אגודת תקשורת הרדיו הישראלית Israel Association of Radio Communication
- Abbreviation: IARC
- Type: Non-profit organization
- Purpose: Advocacy, Education
- Location(s): Tel-Aviv, Israel ​KM72ka;
- Region served: Israel
- Official language: Hebrew
- President: David Ben Basat 4X1WH
- Affiliations: International Amateur Radio Union
- Website: http://www.iarc.org/

= Israel Amateur Radio Club =

Organisation for amateur radio enthusiasts in Israel

The Israel Association of Radio Communication (IARC) (in Hebrew, אגודת תקשורת הרדיו הישראלית) is a national non-profit organization for amateur radio enthusiasts in Israel.
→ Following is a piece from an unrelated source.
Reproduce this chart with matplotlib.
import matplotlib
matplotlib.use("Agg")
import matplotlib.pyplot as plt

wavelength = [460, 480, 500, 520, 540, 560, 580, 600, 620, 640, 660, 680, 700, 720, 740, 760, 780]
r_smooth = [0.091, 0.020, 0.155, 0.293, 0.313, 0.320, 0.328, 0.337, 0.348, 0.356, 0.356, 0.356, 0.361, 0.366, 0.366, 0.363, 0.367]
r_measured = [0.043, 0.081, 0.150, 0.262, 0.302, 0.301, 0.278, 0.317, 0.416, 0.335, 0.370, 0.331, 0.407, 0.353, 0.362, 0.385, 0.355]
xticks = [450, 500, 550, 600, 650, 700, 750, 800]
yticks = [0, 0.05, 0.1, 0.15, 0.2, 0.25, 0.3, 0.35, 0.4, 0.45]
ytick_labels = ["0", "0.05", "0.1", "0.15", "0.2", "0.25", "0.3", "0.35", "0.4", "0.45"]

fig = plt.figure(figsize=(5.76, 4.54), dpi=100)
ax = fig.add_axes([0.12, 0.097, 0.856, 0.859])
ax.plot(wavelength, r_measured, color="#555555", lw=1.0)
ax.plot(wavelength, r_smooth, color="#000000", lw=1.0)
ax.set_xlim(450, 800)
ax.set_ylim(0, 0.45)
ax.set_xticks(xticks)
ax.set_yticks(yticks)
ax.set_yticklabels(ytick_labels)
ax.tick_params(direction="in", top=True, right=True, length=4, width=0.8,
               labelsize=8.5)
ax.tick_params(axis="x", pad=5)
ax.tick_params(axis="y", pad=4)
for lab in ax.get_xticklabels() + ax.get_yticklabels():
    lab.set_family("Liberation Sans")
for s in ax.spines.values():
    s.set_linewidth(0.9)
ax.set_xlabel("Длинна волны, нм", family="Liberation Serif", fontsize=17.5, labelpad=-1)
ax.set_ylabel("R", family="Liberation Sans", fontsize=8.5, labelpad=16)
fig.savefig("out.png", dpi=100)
The organization uses IARC as its official international abbreviation, based on the English translation of the Hebrew name. IARC promotes amateur radio by sponsoring amateur radio operating awards and radio contests. The IARC operates a QSL bureau for those members who regularly communicate with amateur radio operators in other countries. The IARC represents the interests of Israeli amateur radio operators and shortwave listeners before Israeli and international telecommunications regulatory authorities. IARC is the national member society representing Israel in the International Amateur Radio Union.